What the task requires>
Go through the material below and report how many lines contain "that". Give only the number.

[Entries with chart source code]
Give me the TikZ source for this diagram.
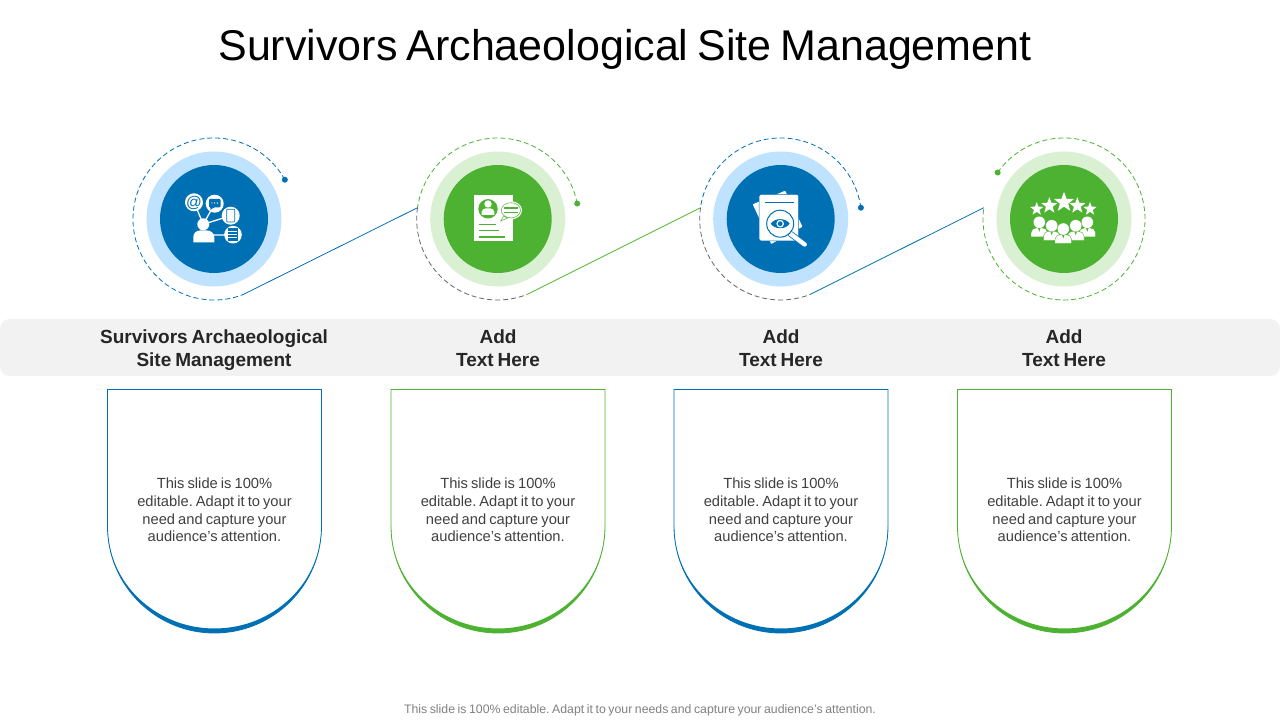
\documentclass[tikz,border=0pt]{standalone}
\usepackage{fontspec}
\setmainfont{Liberation Sans}[WordSpace=0.75]
\usetikzlibrary{positioning, calc, arrows.meta, shapes.geometric}
\definecolor{sitebluedark}{HTML}{0070B5}
\definecolor{sitebluepale}{HTML}{BFE3FF}
\definecolor{sitegreendark}{HTML}{4DB231}
\definecolor{sitegreenpale}{HTML}{DAF0D2}
\definecolor{bandgray}{HTML}{F2F2F2}
\definecolor{dashgray}{HTML}{666666}
\definecolor{bodygray}{HTML}{404040}
\tikzset{
  corestyle/.style={circle,inner sep=0pt,minimum size=108pt,fill=#1},
  halostyle/.style={circle,inner sep=0pt,minimum size=135pt,fill=#1},
  ringstyle/.style={draw=#1,line width=0.8pt,dash pattern=on 5pt off 3pt},
  linkstyle/.style={draw=#1,line width=0.8pt},
  headstyle/.style={font=\fontsize{19}{23}\selectfont\bfseries,text=black!85,align=center},
  bodystyle/.style={font=\fontsize{14.7}{17.6}\selectfont,text=bodygray,align=center},
  starstyle/.style={star,star points=5,star point ratio=2.4,fill=white,inner sep=0pt,minimum size=#1},
}
% shield outline with a bottom edge that thickens towards the middle
\newcommand{\shield}[2]{
  \draw[#2,line width=0.8pt] (#1-107,330.5) -- (#1+107,330.5) -- (#1+107,194)
    arc[start angle=0,end angle=-180,radius=107] -- cycle;
  \fill[#2] (#1-107,194) arc[start angle=180,end angle=360,radius=107]
    arc[start angle=0,end angle=-180,x radius=107,y radius=102.5] -- cycle;
}
% one figure of the crowd in the rating icon
\newcommand{\crewmember}[2]{
  \filldraw[fill=white,draw=sitegreendark,line width=0.4pt]
    (#1-8.3,#2-14.6) -- (#1-8.3,#2-10.5) to[out=90,in=180] (#1-3,#2-5.6) -- (#1+3,#2-5.6)
    to[out=0,in=90] (#1+8.3,#2-10.5) -- (#1+8.3,#2-14.6) -- cycle;
  \fill[sitegreendark] (#1-1.3,#2-5.6) -- (#1,#2-9.5) -- (#1+1.3,#2-5.6) -- cycle;
  \fill[white] (#1,#2) circle (5.8);
}
\begin{document}
\begin{tikzpicture}[x=1pt,y=1pt]
  \frenchspacing
  \useasboundingbox (0,0) rectangle (1280,720);
  \node (title) at (625,670.5) {\fontsize{43}{50}\selectfont Survivors Archaeological Site Management};
  \node (foot) at (640,9.5) [text=black!50] {\fontsize{12.3}{14}\selectfont This slide is 100\% editable. Adapt it to your needs and capture your audience's attention.};

  \fill[bandgray,rounded corners=10pt] (0,344) rectangle (1280,401);

  % halos and cores
  \node (halo1) at (214,501) [halostyle=sitebluepale] {};
  \node (halo2) at (497.7,501) [halostyle=sitegreenpale] {};
  \node (halo3) at (780.7,501) [halostyle=sitebluepale] {};
  \node (halo4) at (1064,501) [halostyle=sitegreenpale] {};
  \node (core1) at (halo1) [corestyle=sitebluedark] {};
  \node (core2) at (halo2) [corestyle=sitegreendark] {};
  \node (core3) at (halo3) [corestyle=sitebluedark] {};
  \node (core4) at (halo4) [corestyle=sitegreendark] {};

  % ring ends
  \coordinate (tail1) at ($(core1)+(-69:81)$);
  \coordinate (tail2) at ($(core2)+(-69:81)$);
  \coordinate (tail3) at ($(core3)+(-69:81)$);
  \coordinate (lead2) at ($(core2)+(172:81)$);
  \coordinate (lead3) at ($(core3)+(172:81)$);
  \coordinate (lead4) at ($(core4)+(172:81)$);
  \coordinate (dot1) at ($(core1)+(29:81)$);
  \coordinate (dot2) at ($(core2)+(11:81)$);
  \coordinate (dot3) at ($(core3)+(8:81)$);
  \coordinate (dot4) at ($(core4)+(145:81)$);

  % dashed rings
  \draw[ringstyle=sitebluedark] (dot1) arc[start angle=29,end angle=291,radius=81];
  \draw[ringstyle=sitegreendark] (dot2) arc[start angle=11,end angle=172,radius=81];
  \draw[ringstyle=dashgray] (lead2) arc[start angle=172,end angle=291,radius=81];
  \draw[ringstyle=sitebluedark] (dot3) arc[start angle=8,end angle=172,radius=81];
  \draw[ringstyle=dashgray] (lead3) arc[start angle=172,end angle=291,radius=81];
  \draw[ringstyle=sitegreendark] (dot4) arc[start angle=145,end angle=-188,radius=81];

  \fill[sitebluedark] (dot1) circle (3pt);
  \fill[sitegreendark] (dot2) circle (3pt);
  \fill[sitebluedark] (dot3) circle (3pt);
  \fill[sitegreendark] (dot4) circle (3pt);

  \draw[linkstyle=sitebluedark] (tail1) -- (lead2);
  \draw[linkstyle=sitegreendark] (tail2) -- (lead3);
  \draw[linkstyle=sitebluedark] (tail3) -- (lead4);

  % contacts icon
  \begin{scope}[shift={(core1.center)}]
    \draw[white,line width=1.3pt] (-10.7,-5.3) -- (-20,16.7) (-10.7,-5.3) -- (0.7,15.3)
      (-10.7,-5.3) -- (16.7,3.3) (-4,-16) -- (19,-16);
    \fill[white] (-20,16.7) circle (9) (0.7,15.3) circle (9) (16.7,3.3) circle (9)
      (19,-15.7) circle (8.8) (-10.7,-5.3) circle (6);
    \fill[white] (-20.7,-23.3) -- (-20.7,-18) to[out=90,in=180] (-14,-11.5) -- (-7,-11.5)
      to[out=0,in=90] (0.3,-18) -- (0.3,-23.3) -- cycle;
    \node (atsign) at (-20,16.2) [inner sep=0pt,text=sitebluedark] {\fontsize{15.5}{15.5}\selectfont @};
    \fill[sitebluedark,rounded corners=1pt] (-5,11.5) -- (-3,11.5) -- (-4,8.5) -- (-0.5,11.5)
      -- (6.5,11.5) -- (6.5,20) -- (-5,20) -- cycle;
    \fill[white] (-2,16) circle (0.7) (0.7,16) circle (0.7) (3.4,16) circle (0.7);
    \draw[sitebluedark,line width=0.7pt,rounded corners=0.7pt] (12.7,-3) rectangle (20.7,9.8);
    \fill[sitebluedark] (13.5,-22) rectangle (24,-9.5);
    \draw[white,line width=0.8pt] (14,-12.5) -- (23,-12.5) (14,-15.5) -- (23,-15.5) (14,-18.5) -- (23,-18.5);
  \end{scope}

  % resume icon
  \begin{scope}[shift={(core2.center)}]
    \fill[white] (-23.5,24) rectangle (15.2,-22);
    \fill[sitegreendark] (-9.7,10.2) circle (9.7);
    \fill[white] (-9.7,15) circle (3.7);
    \fill[white] (-16,4.2) -- (-16,7) to[out=90,in=180] (-12,10.6) -- (-7.4,10.6)
      to[out=0,in=90] (-3.4,7) -- (-3.4,4.2) -- cycle;
    \draw[sitegreendark,line width=1.5pt] (-19.2,-5.3) -- (-1.5,-5.3) (-19.2,-11.7) -- (0.8,-11.7)
      (-19.2,-18) -- (6.8,-18);
    \filldraw[fill=white,draw=white,line width=1.6pt] (13.2,8.7) ellipse (10.3 and 8.3);
    \filldraw[fill=white,draw=sitegreendark,line width=0.5pt] (6,3) -- (3,-2) -- (10,1) -- cycle;
    \draw[sitegreendark,line width=0.5pt,fill=white] (13.2,8.7) ellipse (9.6 and 7.6);
    \draw[sitegreendark,line width=1.2pt] (6.5,11) -- (20,11) (6.5,6.2) -- (20,6.2);
  \end{scope}

  % document review icon
  \begin{scope}[shift={(core3.center)}]
    \fill[white,rounded corners=0.7pt] (4.5,28.3) -- (-28,14.7) -- (-9.5,-25) -- (21.8,-7.7) -- cycle;
    \draw[sitebluedark,line width=0.5pt,fill=white,rounded corners=1.5pt] (-21.5,24.7) rectangle (17.8,-22);
    \draw[sitebluedark,line width=1.5pt] (-16.2,16.3) -- (12.8,16.3);
    \draw[sitebluedark,line width=6pt,line cap=round] (10,-15) -- (24,-25.5);
    \draw[white,line width=4.4pt,line cap=round] (10,-15) -- (24,-25.5);
    \draw[sitebluedark,line width=1pt,fill=white] (-0.5,-4.7) circle (13.5);
    \fill[sitebluedark] (-10,-4.7) to[out=55,in=125] (9,-4.7) to[out=-125,in=-55] cycle;
    \fill[white] (-0.5,-4.7) circle (3.8);
    \fill[sitebluedark] (-0.5,-4.7) circle (2.4);
  \end{scope}

  % rating icon
  \begin{scope}[shift={(core4.center)}]
    \node (star1) at (-27.3,10) [starstyle=14pt] {};
    \node (star2) at (-14.7,13.3) [starstyle=17pt] {};
    \node (star3) at (0,16.7) [starstyle=21pt] {};
    \node (star4) at (13.3,13.3) [starstyle=17pt] {};
    \node (star5) at (26,10) [starstyle=14pt] {};
    \crewmember{-24.7}{-3.3}
    \crewmember{23.3}{-3.3}
    \crewmember{-12.3}{-6.7}
    \crewmember{11.7}{-6.7}
    \crewmember{-0.7}{-10}
  \end{scope}

  \node (head1) at (214,369.5) [headstyle] {Survivors Archaeological\\Site Management};
  \node (head2) at (498,371.5) [headstyle] {Add\\Text Here};
  \node (head3) at (781,371.5) [headstyle] {Add\\Text Here};
  \node (head4) at (1064,371.5) [headstyle] {Add\\Text Here};

  \shield{214.5}{sitebluedark}
  \shield{498}{sitegreendark}
  \shield{781}{sitebluedark}
  \shield{1064.5}{sitegreendark}

  \node (body1) at (214.5,210) [bodystyle] {This slide is 100\%\\editable. Adapt it to your\\need and capture your\\audience's attention.};
  \node (body2) at (498,210) [bodystyle] {This slide is 100\%\\editable. Adapt it to your\\need and capture your\\audience's attention.};
  \node (body3) at (781,210) [bodystyle] {This slide is 100\%\\editable. Adapt it to your\\need and capture your\\audience's attention.};
  \node (body4) at (1064.5,210) [bodystyle] {This slide is 100\%\\editable. Adapt it to your\\need and capture your\\audience's attention.};
\end{tikzpicture}
\end{document}
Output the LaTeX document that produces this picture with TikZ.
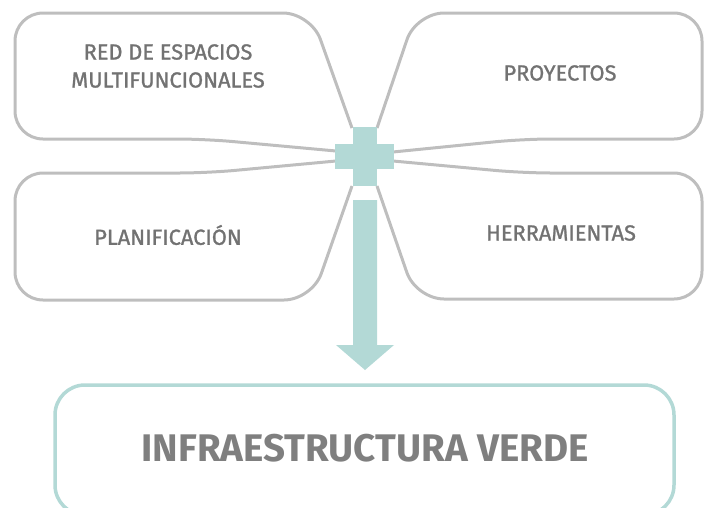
\documentclass[tikz,border=0pt]{standalone}
\usepackage{fontspec}
\setmainfont{Fira Sans}
\newfontfamily\medfont[FakeBold=1.2]{Fira Sans}
\definecolor{tealc}{HTML}{B3D9D6}
\definecolor{linec}{HTML}{BEBEBE}
\definecolor{textc}{HTML}{727272}
\definecolor{bigc}{HTML}{7F7F7F}
\tikzset{
  outline/.style={draw=linec, line width=3pt, rounded corners=28pt, line join=round},
  crossbar/.style={fill=tealc, draw=none, inner sep=0pt, outer sep=0pt},
  label/.style={text=textc, font=\medfont\fontsize{21.8}{28}\selectfont, align=center, inner sep=0pt},
  biglabel/.style={text=bigc, font=\fontsize{38.5}{40}\selectfont\bfseries, inner sep=0pt},
  finalbox/.style={draw=tealc, line width=3.5pt, rounded corners=30pt}
}
\begin{document}
\begin{tikzpicture}[x=1pt,y=-1pt]
\useasboundingbox (0,0) rectangle (705,507);
\clip (0,0) rectangle (705,507);
% outlines of the four boxes
\draw[outline] (352,128) -- (311,13) -- (15,13) -- (15,139) -- (205,139) -- (336,151);
\draw[outline] (377,128) -- (416,13) -- (702,13) -- (702,139) -- (523,139) -- (393,152);
\draw[outline] (336,161) -- (207,173) -- (15,173) -- (15,300) -- (312,300) -- (352,186);
\draw[outline] (393,161) -- (523,173) -- (702,173) -- (702,299) -- (416,299) -- (377,186);
% cross
\node[crossbar, minimum width=24.6pt, minimum height=58.7pt] (cv) at (365,156.4) {};
\node[crossbar, minimum width=59.3pt, minimum height=24.7pt] (ch) at (364.7,156.7) {};
% arrow
\fill[tealc] (353,200) -- (377,200) -- (377,345) -- (394,345) -- (365,370) -- (336,345) -- (353,345) -- cycle;
% final box
\draw[finalbox] (55,385) rectangle (674,515);
% texts
\node[label] (red) at (168,66) {RED DE ESPACIOS\\MULTIFUNCIONALES};
\node[label] (proy) at (560,73) {PROYECTOS};
\node[label] (plan) at (168,235) {PLANIFICACIÓN};
\node[label] (herr) at (561,233) {HERRAMIENTAS};
\node[biglabel] (iv) at (365,448) {INFRAESTRUCTURA VERDE};
\end{tikzpicture}
\end{document}
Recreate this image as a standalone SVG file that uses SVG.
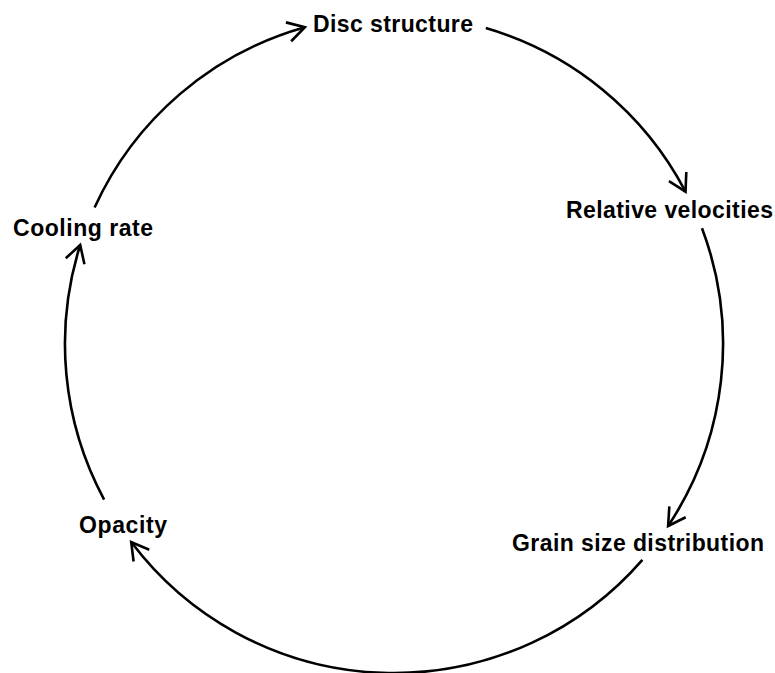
<svg xmlns="http://www.w3.org/2000/svg" width="775" height="673" viewBox="0 0 775 673">
<style>
.lbl{font-family:"Liberation Sans",Arial,Helvetica,sans-serif;font-weight:bold;font-size:23px;fill:#000}
.arc{fill:none;stroke:#000;stroke-width:2.6;marker-end:url(#ah)}
</style>
<defs>
<marker id="ah" markerUnits="userSpaceOnUse" orient="auto" refX="0" refY="0" markerWidth="40" markerHeight="40" overflow="visible">
<path d="M-17,-9.8 L0,0 L-17,9.8" fill="none" stroke="#000" stroke-width="2.6"/>
</marker>
</defs>
<rect width="775" height="673" fill="#fff"/>
<g id="connectors">
<path class="arc" d="M485.8,28.1 A329,329 0 0 1 685.5,191.6"/>
<path class="arc" d="M702,228.2 A329,329 0 0 1 668.1,526"/>
<path class="arc" d="M642.4,559.8 A329,329 0 0 1 131.2,542"/>
<path class="arc" d="M104.1,499.6 A329,329 0 0 1 80.2,245"/>
<path class="arc" d="M94.6,207.5 A329,329 0 0 1 304.9,27.2"/>
</g>
<g id="disc-structure"><text class="lbl" x="313" y="32" textLength="160" lengthAdjust="spacing">Disc structure</text></g>
<g id="relative-velocities"><text class="lbl" x="566" y="218" textLength="207" lengthAdjust="spacing">Relative velocities</text></g>
<g id="grain-size-distribution"><text class="lbl" x="512" y="551" textLength="252" lengthAdjust="spacing">Grain size distribution</text></g>
<g id="opacity"><text class="lbl" x="79" y="533" textLength="88" lengthAdjust="spacing">Opacity</text></g>
<g id="cooling-rate"><text class="lbl" x="13" y="236" textLength="140" lengthAdjust="spacing">Cooling rate</text></g>
</svg>
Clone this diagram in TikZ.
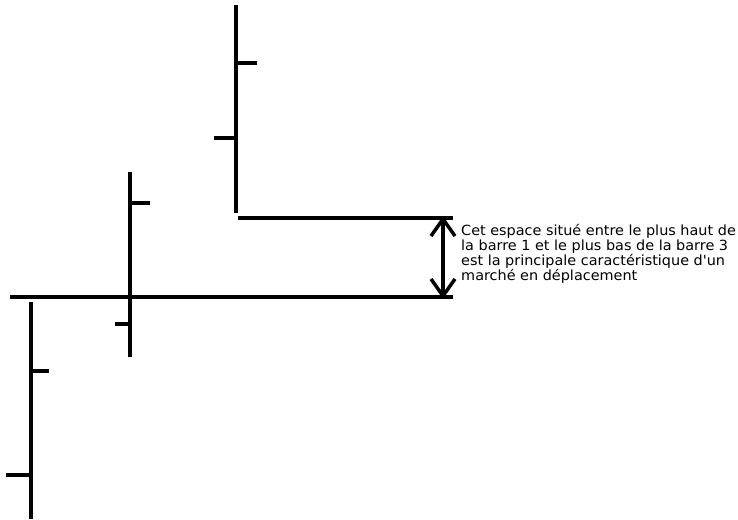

Correct output>
3